Bin Lim has been an ACEH member from its founding and has served as treasurer. He is an engineer, retired from Herman Miller. Bin is one of the founding and faithful members of "Pancakes R Us,” which offers free community breakfast every Saturday at Western Seminary. Bin and his wife, Lisa, have four children and four grandchildren. He says, "I think ACEH is a unique organization attracting progressive, open-minded and compassionate people trying to dismantle the (sometimes ever so subtle) social injustices in our community by getting involved in a very personal way. We have to educate ourselves and the community, to get rid of our prejudices and unconscious false understanding of others. I have no choice but to be active and hope to attract others to do the same."
Eleanor Lopez has lived in the Holland area for many years and is active in community programs, including ACEH. She worked in healthcare for 30 years. She now keeps herself busy with her small business, Spice Dazzle and volunteering for various organizations. A member of the board some years ago, Eleanor has returned to serve again because, she says: "I believe ACEH is an excellent organization and through it, I would like to continue helping people from different cultures and backgrounds come together to share their diverse experiences and points of view. Education that is truly diverse can have a lasting impact on our community."
Kim Lillibridge Ludwig is a quality engineer working in Holland and says that her 24 years as an engineer have honed her problem-solving, organizational, and critical-thinking skills. With her husband, Mark, she adopted her daughter, Nebiyat, from Ethiopia in 2010. Since then, the couple has worked with the transracial adoption community on race issues, locally and beyond. They live in Fennville, where they raise beef cattle at Sand Lilly Farm. Kim took part in a healing racism workshop in 2000 and has continued her concern with justice issues. She says: "On the ACEH board I can keep working on racial awareness and policy changes to help improve the lives of people in Holland and beyond."
Al Minert taught high school and middle school math and accounting in a career that spanned 40 years and 11 locations. He and his wife, Peg, retired to Holland in 2008 from Washington, DC, where he was financial manager for Witness for Peace, a faith-based organization that advocates nonviolent solutions to problems and works for changes in U.S. policy toward Latin America.

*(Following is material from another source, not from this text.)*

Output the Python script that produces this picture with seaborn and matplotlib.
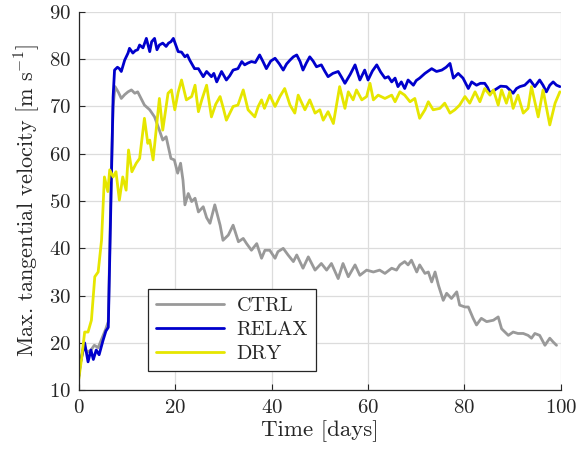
import matplotlib
matplotlib.use("Agg")
import matplotlib.pyplot as plt
import seaborn as sns
import pandas as pd

# ---- data ----
ctrl_t = [0, 0.3, 1.0, 1.7, 2.5, 3.2, 4.0, 4.8, 5.6, 6.1, 6.7, 7.1, 7.5, 8.2, 8.8, 9.5, 10.2, 10.9, 11.6, 12.2,
          13.0, 13.6, 14.7, 15.7, 16.7, 17.4, 18.1, 19.1, 19.8, 20.5, 21.1, 21.6, 22.0, 22.7, 23.4, 24.1, 24.8,
          25.8, 26.5, 27.2, 28.2, 29.3, 29.9, 31.0, 32.0, 33.1, 34.1, 34.8, 35.8, 36.9, 37.9, 38.6, 39.6, 40.7,
          41.3, 42.4, 43.4, 44.5, 45.2, 46.5, 47.6, 49.0, 50.3, 51.4, 52.4, 53.8, 54.8, 55.9, 57.3, 58.3, 59.7,
          61.1, 62.4, 63.5, 64.9, 65.9, 66.6, 67.6, 68.3, 69.0, 70.1, 70.7, 71.8, 72.5, 73.2, 73.9, 74.6, 75.6,
          76.3, 77.3, 78.4, 79.0, 80.1, 80.8, 81.8, 82.5, 83.5, 84.6, 86.0, 87.0, 87.7, 89.1, 90.1, 91.1, 92.2,
          93.2, 93.9, 94.6, 95.6, 96.7, 97.7, 98.4, 99.1]
ctrl_v = [13.5, 15.7, 19.5, 18.0, 18.5, 19.5, 19.0, 21.0, 23.0, 24.5, 55.0, 70.0, 74.2, 73.0, 71.7, 72.5, 73.1,
          73.5, 72.8, 73.1, 71.5, 70.3, 69.3, 67.8, 65.0, 62.9, 63.6, 59.0, 58.7, 55.9, 58.0, 54.4, 49.2, 51.6,
          49.9, 50.6, 47.7, 48.8, 46.5, 45.3, 49.2, 44.9, 41.7, 42.8, 44.9, 41.4, 42.1, 41.0, 39.6, 41.0, 37.9,
          39.6, 39.6, 37.9, 39.3, 40.0, 38.6, 37.2, 38.6, 35.8, 38.2, 35.4, 36.8, 35.4, 36.8, 33.6, 36.8, 34.0,
          36.5, 34.3, 35.4, 35.0, 35.4, 34.7, 35.8, 35.4, 36.5, 37.2, 36.5, 37.5, 35.0, 36.5, 34.7, 35.0, 32.9,
          35.0, 32.2, 29.0, 30.5, 29.4, 30.8, 28.0, 27.6, 27.6, 25.2, 23.8, 25.2, 24.5, 24.8, 25.5, 23.0, 21.6,
          22.3, 22.0, 22.0, 21.6, 21.0, 22.0, 21.6, 19.5, 21.0, 20.2, 19.5]

relax_t = [0, 0.3, 1.2, 1.9, 2.5, 3.0, 3.6, 4.2, 5.0, 5.6, 6.1, 6.7, 7.1, 7.4, 8.0, 8.4, 8.8, 9.5, 10.2, 10.5,
           11.2, 11.7, 12.2, 12.6, 13.3, 14.0, 14.7, 15.1, 15.7, 16.2, 16.7, 17.4, 18.1, 18.6, 19.1, 19.6, 20.0,
           20.6, 21.3, 22.0, 22.5, 23.0, 24.0, 24.8, 25.8, 26.5, 27.5, 28.0, 28.6, 29.6, 30.6, 31.3, 32.0, 33.0,
           33.8, 34.4, 35.1, 35.8, 36.6, 37.5, 38.2, 38.9, 39.8, 40.7, 41.6, 42.4, 43.1, 43.8, 44.5, 45.2, 45.9,
           46.5, 47.2, 47.9, 48.6, 49.3, 50.3, 51.0, 51.7, 52.7, 53.8, 54.5, 55.2, 56.3, 57.3, 58.3, 59.3, 60.0,
           60.9, 61.8, 62.6, 63.5, 64.2, 64.9, 65.6, 66.2, 66.9, 67.6, 68.3, 69.4, 70.0, 70.7, 71.8, 72.5, 73.2,
           74.2, 75.3, 76.2, 77.0, 77.7, 78.7, 79.7, 80.8, 81.5, 82.5, 83.3, 84.2, 84.8, 85.3, 86.3, 87.5, 88.7,
           89.4, 90.1, 90.8, 91.5, 92.5, 93.6, 94.6, 95.6, 96.3, 97.0, 97.7, 98.4, 99.1, 99.8]
relax_v = [13.0, 15.7, 20.0, 16.0, 18.5, 16.5, 18.5, 17.5, 20.5, 22.5, 23.3, 52.0, 72.0, 77.7, 78.3, 78.0, 77.4,
           79.8, 81.3, 82.3, 81.3, 81.8, 82.0, 83.0, 82.4, 84.4, 81.6, 83.7, 84.4, 82.0, 83.0, 83.4, 82.7, 83.4,
           83.7, 84.4, 83.3, 81.6, 81.5, 80.5, 80.9, 79.8, 78.0, 78.0, 76.3, 77.4, 76.3, 77.0, 75.2, 77.4, 75.6,
           76.5, 77.7, 78.0, 79.5, 78.8, 79.2, 79.5, 79.3, 80.9, 79.5, 78.0, 79.6, 80.2, 79.0, 77.7, 79.0, 79.8,
           80.5, 80.9, 79.5, 77.7, 79.2, 80.5, 79.6, 78.4, 78.8, 77.5, 76.3, 77.0, 77.4, 76.2, 74.9, 76.8, 78.8,
           75.6, 77.7, 75.6, 77.5, 78.8, 77.3, 76.0, 76.3, 75.2, 76.0, 74.2, 75.2, 73.8, 75.6, 74.5, 75.5, 76.0,
           77.0, 77.5, 78.0, 77.4, 77.7, 78.3, 79.1, 76.0, 77.0, 76.0, 73.8, 75.2, 74.5, 74.9, 74.9, 74.0, 72.8,
           73.5, 74.3, 74.2, 73.5, 72.8, 73.8, 74.2, 74.5, 75.6, 74.2, 75.6, 74.5, 73.1, 74.5, 75.2, 74.5, 74.2]

dry_t = [0, 0.6, 1.2, 1.9, 2.6, 3.3, 4.0, 4.7, 5.3, 6.0, 6.4, 7.1, 7.7, 8.4, 9.1, 9.8, 10.3, 11.0, 11.9, 12.6,
         13.6, 14.3, 14.7, 15.4, 16.7, 17.4, 18.5, 19.2, 19.9, 20.6, 21.3, 22.3, 23.4, 24.1, 24.8, 25.5, 26.5,
         27.5, 28.4, 29.3, 30.0, 30.6, 32.0, 33.0, 34.1, 35.1, 36.5, 37.2, 37.9, 38.5, 39.6, 40.7, 41.7, 42.7,
         43.8, 44.8, 45.5, 46.9, 47.9, 49.0, 50.0, 50.7, 51.7, 52.8, 54.1, 55.2, 55.9, 56.9, 57.6, 58.7, 59.7,
         60.4, 61.1, 62.1, 63.5, 64.9, 65.6, 66.6, 67.6, 68.7, 69.7, 70.7, 71.8, 72.5, 73.5, 74.9, 75.9, 77.0,
         78.0, 79.0, 80.1, 81.1, 82.2, 83.2, 84.2, 85.3, 86.0, 87.0, 87.7, 88.7, 89.4, 90.1, 91.1, 92.2, 93.2,
         93.9, 95.3, 96.3, 97.7, 98.8, 99.8]
dry_v = [12.5, 17.0, 22.3, 22.3, 24.8, 34.0, 35.0, 41.7, 55.1, 52.0, 56.6, 55.1, 56.2, 50.2, 55.1, 52.3, 60.8,
         56.2, 58.0, 59.0, 67.5, 62.2, 62.9, 58.7, 71.7, 65.0, 72.8, 73.5, 69.3, 73.0, 75.6, 71.4, 72.1, 74.5,
         68.9, 71.4, 74.5, 67.8, 70.5, 72.1, 69.5, 67.1, 70.0, 70.3, 73.5, 69.3, 67.8, 70.0, 71.4, 69.6, 72.4,
         70.0, 72.1, 73.8, 70.3, 68.6, 72.4, 69.3, 71.4, 68.6, 69.3, 67.1, 68.9, 66.4, 74.2, 69.6, 73.1, 71.4,
         73.5, 71.4, 72.1, 74.9, 71.4, 72.4, 71.7, 72.4, 71.0, 73.1, 72.4, 71.0, 71.7, 67.5, 69.3, 71.0, 69.3,
         69.6, 70.7, 68.6, 69.3, 70.3, 72.1, 70.7, 73.1, 71.0, 73.8, 72.4, 73.5, 70.3, 73.5, 70.7, 73.1, 69.6,
         72.4, 68.6, 69.6, 74.2, 67.8, 73.5, 66.1, 70.7, 73.1]

labels = ["CTRL", "RELAX", "DRY"]
colors = ["#999999", "#0000CC", "#E6E600"]
x_ticks = [0, 20, 40, 60, 80, 100]
y_ticks = [10, 20, 30, 40, 50, 60, 70, 80, 90]

frames = []
for lab, t, v in zip(labels, [ctrl_t, relax_t, dry_t], [ctrl_v, relax_v, dry_v]):
    frames.append(pd.DataFrame({"t": t, "v": v, "exp": lab}))
df = pd.concat(frames, ignore_index=True)

# ---- style ----
sns.set_theme(style="ticks")
plt.rcParams["font.family"] = ["serif"]
plt.rcParams["font.serif"] = ["cmr10", "DejaVu Serif"]
plt.rcParams["mathtext.fontset"] = "cm"
plt.rcParams["axes.formatter.use_mathtext"] = True

fig = plt.figure(figsize=(5.8, 4.58), dpi=100)
ax = fig.add_axes([0.136, 0.148, 0.831, 0.826])

sns.lineplot(data=df, x="t", y="v", hue="exp", hue_order=labels, palette=colors,
             sort=False, estimator=None, linewidth=2.0, ax=ax)

ax.set_xlim(0, 100)
ax.set_ylim(10, 90)
ax.set_xticks(x_ticks)
ax.set_yticks(y_ticks)
ax.grid(True, color="#dcdcdc", linewidth=0.9)
ax.set_axisbelow(True)
for s in ["top", "right"]:
    ax.spines[s].set_visible(False)
for s in ["left", "bottom"]:
    ax.spines[s].set_color("#262626")
    ax.spines[s].set_linewidth(0.9)
ax.tick_params(direction="in", length=4, width=0.8, color="#262626",
               labelsize=15, labelcolor="#262626", pad=6)
ax.set_xlabel("Time [days]", fontsize=16.5, color="#262626", labelpad=3)
ax.set_ylabel(r"Max. tangential velocity [m s$^{-1}$]", fontsize=16, color="#262626", labelpad=5)

leg = ax.legend(loc="lower left", bbox_to_anchor=(0.143, 0.05), fontsize=14.5,
                frameon=True, fancybox=False, framealpha=1, edgecolor="#262626",
                handlelength=3.4, handletextpad=0.6, labelspacing=0.3, borderpad=0.4,
                borderaxespad=0)
leg.get_frame().set_linewidth(0.9)
for line in leg.get_lines():
    line.set_linewidth(2.0)
for txt in leg.get_texts():
    txt.set_color("#262626")

fig.savefig("out.png", dpi=100)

The couple has a daughter, two sons, and five grandchildren; his immediate and extended family includes a wide variety of ethnicities. Al says: "I would like to be a part of the board of the Alliance for Cultural and Ethnic Harmony because I want to do my part in promoting and celebrating cultural diversity in the Holland community."
Lori Joseph-Shaw grew up on Mountain Home Air Force Base outside Boise, Idaho and moved to Michigan in 1990. She has been involved in the community in the National Association of Professional Women, Breast Cancer Awareness, Juneteenth, the Center of African American Art and History and Black History events. She works at Great Lakes Castings, recently graduated from Cornerstone University with a degree in business management and also has a degree in music education from Boise State. Lori says, "I believe that to make this community successful, we need to be all-inclusive. ACEH works hard to promote cultural and ethnic diversity in our community; educating the community about our differences is the only way we can truly embrace how much we really have in common."